The sequential quadratic programming algorithm in QUANEW, which is used for solving nonlinearly constrained problems, can have problems updating the Lagrange multiplier vector $\mu $. This usually results in very high values of the Lagrangian function and in watchdog restarts indicated in the iteration history. If this happens, there are three actions you can try:

  • By default, the Lagrange vector $\mu $ is evaluated in the same way as Powell (1982b) describes. This corresponds to VERSION= 2. By specifying VERSION= 1, a modification of this algorithm replaces the update of the Lagrange vector $\mu $ with the original update of Powell (1978a, 1978b), which is used in VF02AD.

  • You can use the INSTEP= option to impose an upper bound for the step length $\alpha $ during the first five iterations.

  • You can use the INHESSIAN= option to specify a different starting approximation for the Hessian. Choosing only the INHESSIAN option will use the Cholesky factor of a (possibly ridged) finite-difference approximation of the Hessian to initialize the quasi-Newton update process.

Other Convergence Difficulties

There are a number of things to try if the optimizer fails to converge.
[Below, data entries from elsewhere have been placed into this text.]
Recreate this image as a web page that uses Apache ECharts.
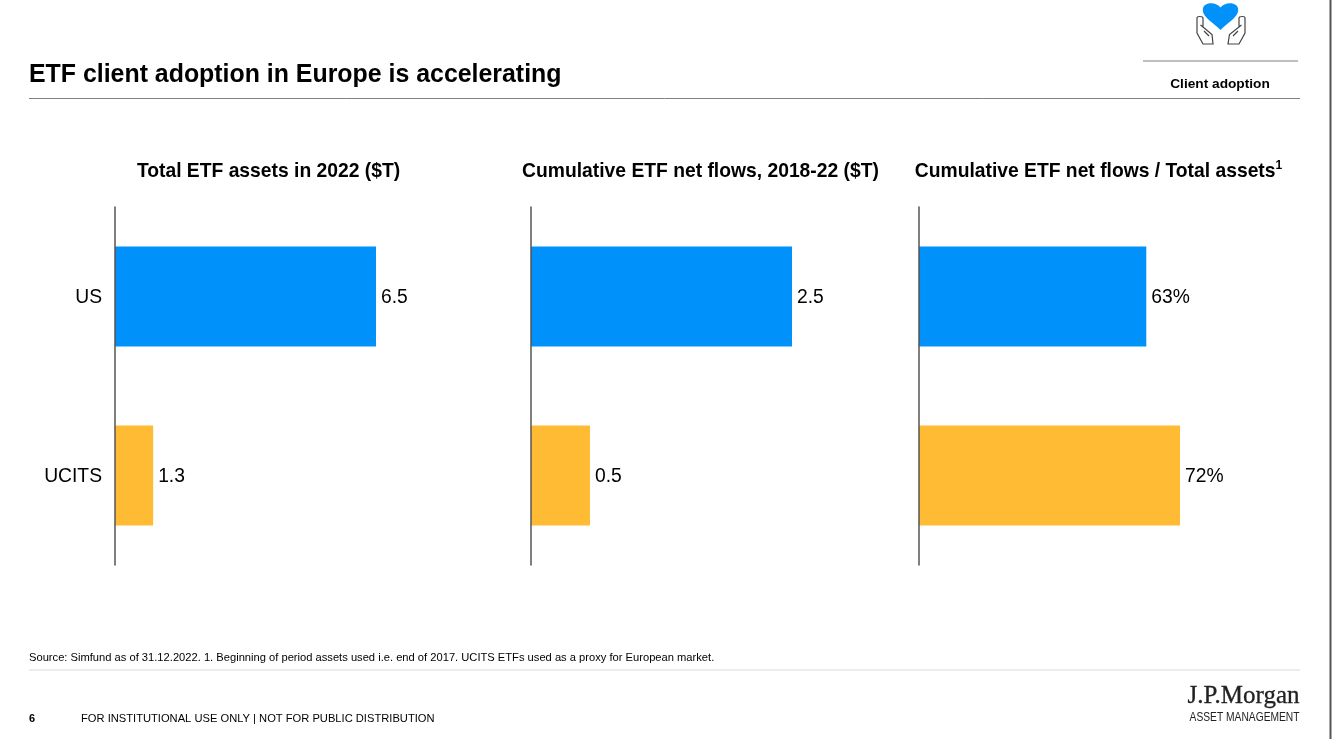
<!DOCTYPE html>
<html><head><meta charset="utf-8">
<style>html,body{margin:0;padding:0;background:#fff}#c{width:1332px;height:739px}</style>
<script src="https://cdn.jsdelivr.net/npm/echarts@6/dist/echarts.min.js"></script>
</head><body><div id="c"></div>
<script>
const categories = ['US', 'UCITS'];
const panelTitles = ['Total ETF assets in 2022 ($T)', 'Cumulative ETF net flows, 2018-22 ($T)', 'Cumulative ETF net flows / Total assets{sup|1}'];
// Printed labels, as shown in the reference.
const assetLabels = ['6.5', '1.3'];
const flowLabels = ['2.5', '0.5'];
const ratioLabels = ['63%', '72%'];
// Bar lengths, as drawn in the reference. The reference's short bars are not
// strictly proportional to their printed labels, so lengths are kept separately.
const assetBars = [6.5, 0.95];
const flowBars = [2.5, 0.565];
const ratioBars = [62.7, 72];
const axisMax = [6.5, 2.5, 72];
const barColors = ['#0091fa', '#ffbb33'];

const FONT = '"Liberation Sans", Arial, sans-serif';
const lefts = [115, 531, 919], widths = [261, 261, 261];
const titleCentres = [263.5, 695.5, 1093.5];
const barSets = [assetBars, flowBars, ratioBars];
const labelSets = [assetLabels, flowLabels, ratioLabels];

echarts.graphic.registerShape('iconHeart', echarts.graphic.extendPath('M1220.5 30 C1214 23 1202.8 17.5 1202.8 10 C1202.8 5.5 1206.5 3.3 1211 3.3 C1215 3.3 1218.5 5 1220.5 7.5 C1222.5 5 1226 3.3 1230 3.3 C1234.5 3.3 1238.2 5.5 1238.2 10 C1238.2 17.5 1227 23 1220.5 30 Z', {}));
echarts.graphic.registerShape('iconHands', echarts.graphic.extendPath('M1197 18 Q1197 16.5 1199.5 16.5 Q1203 16.5 1203 18 L1203 27 L1212 34.5 L1213 44 L1203 44 L1197 33 Z M1203 27 L1200.5 25 M1204 31 L1209 36 M1245 18 Q1245 16.5 1242.5 16.5 Q1239 16.5 1239 18 L1239 27 L1229.5 34.5 L1228 44 L1239 44 L1245 33 Z M1239 27 L1241.5 25 M1238 31 L1233 36', {}));

const chart = echarts.init(document.getElementById('c'), null, {renderer: 'canvas'});
const hline = (x1, x2, y, color, w) => ({type: 'line', silent: true, shape: {x1, y1: y, x2, y2: y}, style: {stroke: color, lineWidth: w}});
const txt = (x, y, text, font, fill, align) => ({type: 'text', silent: true, x, y, style: {text, font, fill: fill || '#000', align: align || 'left', verticalAlign: 'middle'}});

chart.setOption({
  animation: false,
  backgroundColor: '#ffffff',
  title: panelTitles.map((t, i) => ({
    text: t, left: titleCentres[i], top: 155, textAlign: 'center',
    textStyle: {fontFamily: FONT, fontSize: 19.3, fontWeight: 'bold', color: '#000', lineHeight: 24,
      rich: {sup: {fontFamily: FONT, fontSize: 12, fontWeight: 'bold', color: '#000', verticalAlign: 'top', padding: [0, 0, 8, 0]}}}
  })),
  grid: lefts.map((l, i) => ({left: l, top: 207, width: widths[i], height: 358})),
  xAxis: lefts.map((l, i) => ({gridIndex: i, type: 'value', min: 0, max: axisMax[i], show: false})),
  yAxis: lefts.map((l, i) => ({
    gridIndex: i, type: 'category', data: categories, inverse: true, z: 5,
    axisLine: {show: true, lineStyle: {color: '#555', width: 1.5}},
    axisTick: {show: false}, splitLine: {show: false},
    axisLabel: {show: i === 0, fontFamily: FONT, fontSize: 19.3, color: '#000', margin: 13, lineHeight: 27, verticalAlign: 'top', padding: [-12, 0, 0, 0]}
  })),
  series: lefts.map((l, i) => ({
    type: 'bar', xAxisIndex: i, yAxisIndex: i, barWidth: 100,
    data: barSets[i].map((v, k) => ({
      value: v, itemStyle: {color: barColors[k]},
      label: {show: true, position: 'right', distance: 5, offset: [0, 1.5], formatter: labelSets[i][k],
        fontFamily: FONT, fontSize: 19.3, color: '#000'}
    }))
  })),
  graphic: [
    txt(29, 75, 'ETF client adoption in Europe is accelerating', 'bold 24.9px ' + FONT),
    hline(29, 1300, 98.5, '#808080', 1),
    hline(1143, 1298, 61, '#808080', 1),
    txt(1220, 84.5, 'Client adoption', 'bold 13.7px ' + FONT, '#000', 'center'),
    {type: 'iconHands', silent: true, style: {fill: '#ffffff', stroke: '#444', lineWidth: 1.2}},
    {type: 'iconHeart', silent: true, style: {fill: '#0091fa'}},
    txt(29, 657.5, 'Source: Simfund as of 31.12.2022. 1. Beginning of period assets used i.e. end of 2017. UCITS ETFs used as a proxy for European market.', '11.16px ' + FONT),
    hline(29, 1300, 670, '#d9d9d9', 1),
    txt(29, 718.5, '6', 'bold 11px ' + FONT),
    txt(81, 718.5, 'FOR INSTITUTIONAL USE ONLY | NOT FOR PUBLIC DISTRIBUTION', '11.16px ' + FONT),
    {type: 'text', silent: true, x: 1299.5, y: 696, style: {text: 'J.P.Morgan', font: '25px "Liberation Serif", serif', fill: '#222', stroke: '#222', lineWidth: 0.3, align: 'right', verticalAlign: 'middle'}},
    {type: 'text', silent: true, x: 1299.5, y: 717.5, scaleX: 0.82, style: {text: 'ASSET MANAGEMENT', font: '12.5px "Liberation Sans", sans-serif', fill: '#222', align: 'right', verticalAlign: 'middle'}},
    {type: 'line', silent: true, shape: {x1: 1330.5, y1: 0, x2: 1330.5, y2: 739}, style: {stroke: '#555', lineWidth: 2}}
  ]
});
</script></body></html>
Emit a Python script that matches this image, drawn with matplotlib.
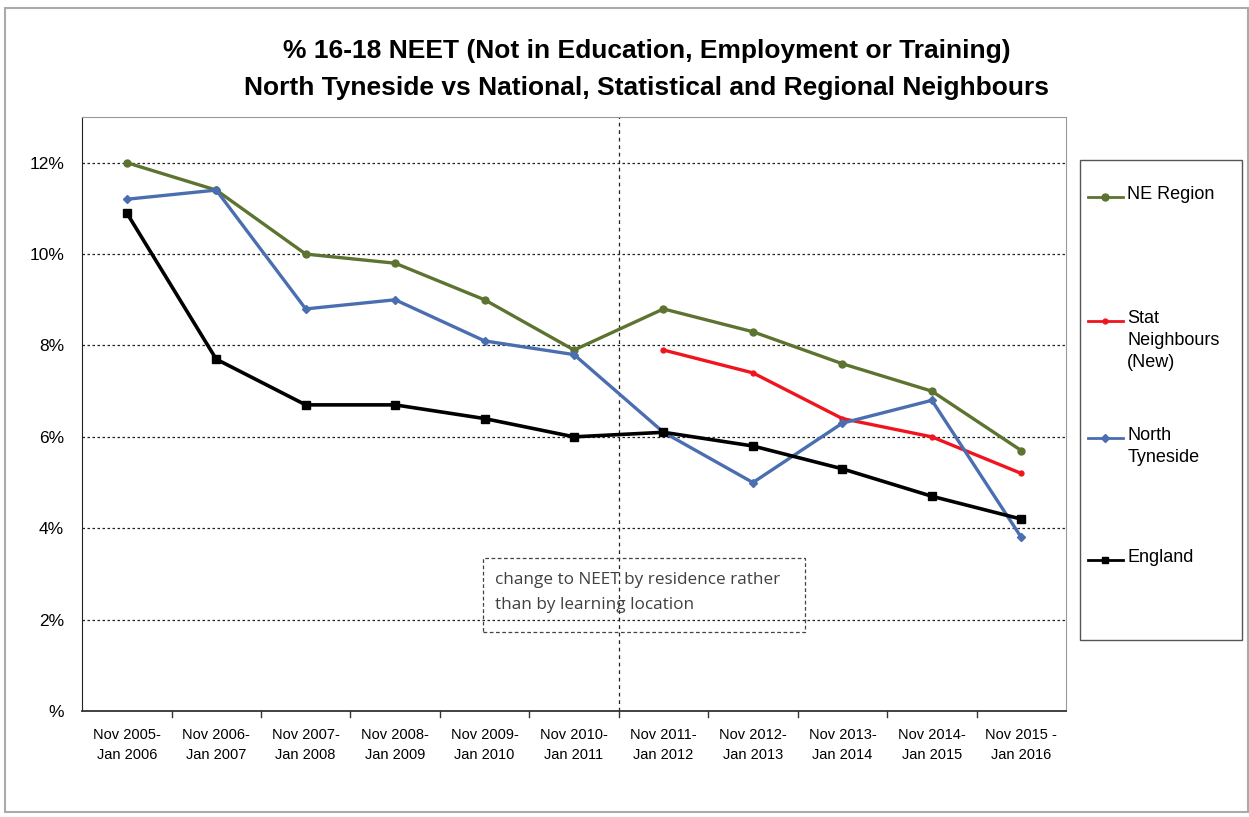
import matplotlib.pyplot as plt
from matplotlib.lines import Line2D
from matplotlib.patches import Rectangle
from matplotlib.ticker import FuncFormatter

plt.rcParams['font.family'] = ['Liberation Sans', 'DejaVu Sans']

PERIODS = ["Nov 2005-\nJan 2006", "Nov 2006-\nJan 2007", "Nov 2007-\nJan 2008",
           "Nov 2008-\nJan 2009", "Nov 2009-\nJan 2010", "Nov 2010-\nJan 2011",
           "Nov 2011-\nJan 2012", "Nov 2012-\nJan 2013", "Nov 2013-\nJan 2014",
           "Nov 2014-\nJan 2015", "Nov 2015 -\nJan 2016"]

ne_region = [12.0, 11.4, 10.0, 9.8, 9.0, 7.9, 8.8, 8.3, 7.6, 7.0, 5.7]
north_tyneside = [11.2, 11.4, 8.8, 9.0, 8.1, 7.8, 6.1, 5.0, 6.3, 6.8, 3.8]
england = [10.9, 7.7, 6.7, 6.7, 6.4, 6.0, 6.1, 5.8, 5.3, 4.7, 4.2]
# stat neighbours (new) only start from Nov 2011
stat_start = 6
stat_neighbours = [7.9, 7.4, 6.4, 6.0, 5.2]

NE_COL = "#5d7330"
NT_COL = "#4a6eb0"
SN_COL = "#f0141e"
EN_COL = "#000000"


def main():
    fig = plt.figure(figsize=(12.49, 8.17), dpi=100)
    ax = fig.add_axes([0.0657, 0.1297, 0.7878, 0.7271])

    x = list(range(len(PERIODS)))
    x_sn = x[stat_start:]

    ax.plot(x, ne_region, color=NE_COL, lw=2.4, marker="o", ms=5, zorder=4)
    ax.plot(x_sn, stat_neighbours, color=SN_COL, lw=2.4, marker="o", ms=3.5, zorder=5)
    ax.plot(x, north_tyneside, color=NT_COL, lw=2.4, marker="D", ms=4, zorder=5)
    ax.plot(x, england, color=EN_COL, lw=2.6, marker="s", ms=5.5, zorder=6)

    ax.set_xlim(-0.5, len(PERIODS) - 0.5)
    ax.set_ylim(0, 13)
    ax.set_yticks(range(0, 13, 2))
    ax.yaxis.set_major_formatter(
        FuncFormatter(lambda v, p: "%" if v == 0 else "%d%%" % v))
    ax.tick_params(axis="y", length=0, labelsize=12.5, pad=13)
    for y in range(2, 13, 2):
        ax.axhline(y, color="#222222", lw=0.9, ls=(0, (2, 2)), zorder=1)

    ax.set_xticks(x)
    ax.set_xticklabels(PERIODS, fontsize=10.5, linespacing=1.6)
    ax.tick_params(axis="x", length=0, pad=12)
    for b in [i + 0.5 for i in x[:-1]]:
        ax.plot([b, b], [0, -0.12], color="#333333", lw=1, clip_on=False)

    for s in ["top", "right"]:
        ax.spines[s].set_color("#999999")
    ax.spines["left"].set_color("#222222")
    ax.spines["bottom"].set_color("#333333")
    ax.spines["bottom"].set_linewidth(1.3)

    # change in methodology
    ax.axvline(5.5, color="#222222", lw=0.9, ls=(0, (3, 3)), zorder=2)
    ax.add_patch(Rectangle((3.98, 1.72), 3.6, 1.62, fill=False, ec="#444444",
                           lw=0.9, ls=(0, (3, 2)), zorder=3))
    ax.text(4.12, 3.04, "change to NEET by residence rather\nthan by learning location",
            fontsize=12.3, color="#404040", va="top", linespacing=1.7,
            family=["Open Sans", "DejaVu Sans"], zorder=4)

    fig.suptitle("% 16-18 NEET (Not in Education, Employment or Training)\n"
                 "North Tyneside vs National, Statistical and Regional Neighbours",
                 x=0.518, y=0.952, fontsize=19, fontweight="bold", linespacing=1.65)

    # legend box drawn by hand so handles sit at the first text line
    fig.patches.append(Rectangle((0.8647, 0.2166), 0.1297, 0.5875, transform=fig.transFigure,
                                 fill=False, ec="#555555", lw=1))
    entries = [("NE Region", NE_COL, "o", 5, 0.7589),
               ("Stat\nNeighbours\n(New)", SN_COL, "o", 3.5, 0.6070),
               ("North\nTyneside", NT_COL, "D", 4, 0.4639),
               ("England", EN_COL, "s", 5, 0.3146)]
    for label, col, mk, ms, yy in entries:
        fig.lines.append(Line2D([0.8710, 0.8990], [yy, yy], transform=fig.transFigure,
                                color=col, lw=2))
        fig.lines.append(Line2D([0.8850], [yy], transform=fig.transFigure,
                                color=col, marker=mk, ms=ms, lw=0))
        fig.text(0.9025, yy + 0.013, label, fontsize=13, va="top", linespacing=1.35)

    # outer frame
    fig.patches.append(Rectangle((0.004, 0.006), 0.995, 0.984, transform=fig.transFigure,
                                 fill=False, ec="#aaaaaa", lw=1.5))

    fig.savefig("out.png", dpi=100)


if __name__ == "__main__":
    main()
  • Check the derivative specification: If derivatives are specified by using the GRADIENT , HESSIAN , JACOBIAN , CRPJAC , or JACNLC statement, you can compare the specified derivatives with those computed by finite-difference approximations (specifying the FD and FDHESSIAN option). Use the GRADCHECK option to check if the gradient g is correct. For more information, refer to the section Testing the Gradient Specification.

  • Forward-difference derivatives specified with the FD= or FDHESSIAN= option may not be precise enough to satisfy strong gradient termination criteria. You may need to specify the more expensive central-difference formulas or use analytical derivatives. The finite-difference intervals may be too small or too big and the finite-difference derivatives may be erroneous. You can specify the FDINT= option to compute better finite-difference intervals.

  • Change the optimization technique: For example, if you use the default TECH= LEVMAR, you can

    • change to TECH= QUANEW or to TECH= NRRIDG

    • run some iterations with TECH= CONGRA, write the results in an OUTEST= data set, and use them as initial values specified by an INEST= data set in a second run with a different TECH= technique

  • Change or modify the update technique and the line-search algorithm: This method applies only to TECH= QUANEW, TECH= HYQUAN, or TECH= CONGRA. For example, if you use the default update formula and the default line-search algorithm, you can

  • Change the initial values by using a grid search specification to obtain a set of good feasible starting values.

Convergence to Stationary Point

The (projected) gradient at a stationary point is zero and that results in a zero step length. The stopping criteria are satisfied.

There are two ways to avoid this situation:

  • Use the DECVAR statement to specify a grid of feasible starting points.

  • Use the OPTCHECK= option to avoid terminating at the stationary point.

The signs of the eigenvalues of the (reduced) Hessian matrix contain information regarding a stationary point:

  • If all eigenvalues are positive, the Hessian matrix is positive definite and the point is a minimum point.

  • If some of the eigenvalues are positive and all remaining eigenvalues are zero, the Hessian matrix is positive semidefinite and the point is a minimum or saddle point.

  • If all eigenvalues are negative, the Hessian matrix is negative definite and the point is a maximum point.

  • If some of the eigenvalues are negative and all remaining eigenvalues are zero, the Hessian matrix is negative semidefinite and the point is a maximum or saddle point.

  • If all eigenvalues are zero, the point can be a minimum, maximum, or saddle point.

Precision of Solution

In some applications, PROC NLP may result in parameter estimates that are not precise enough. Usually this means that the procedure terminated too early at a point too far from the optimal point. The termination criteria define the size of the termination region around the optimal point. Any point inside this region can be accepted for terminating the optimization process. The default values of the termination criteria are set to satisfy a reasonable compromise between the computational effort (computer time) and the precision of the computed estimates for the most common applications. However, there are a number of circumstances where the default values of the termination criteria specify a region that is either too large or too small. If the termination region is too large, it can contain points with low precision. In such cases, you should inspect the log or list output to find the message stating which termination criterion terminated the optimization process. In many applications, you can obtain a solution with higher precision by simply using the old parameter estimates as starting values in a subsequent run where you specify a smaller value for the termination criterion that was satisfied at the previous run.

If the termination region is too small, the optimization process may take longer to find a point inside such a region or may not even find such a point due to rounding errors in function values and derivatives. This can easily happen in applications where finite-difference approximations of derivatives are used and the GCONV and ABSGCONV termination criteria are too small to respect rounding errors in the gradient values.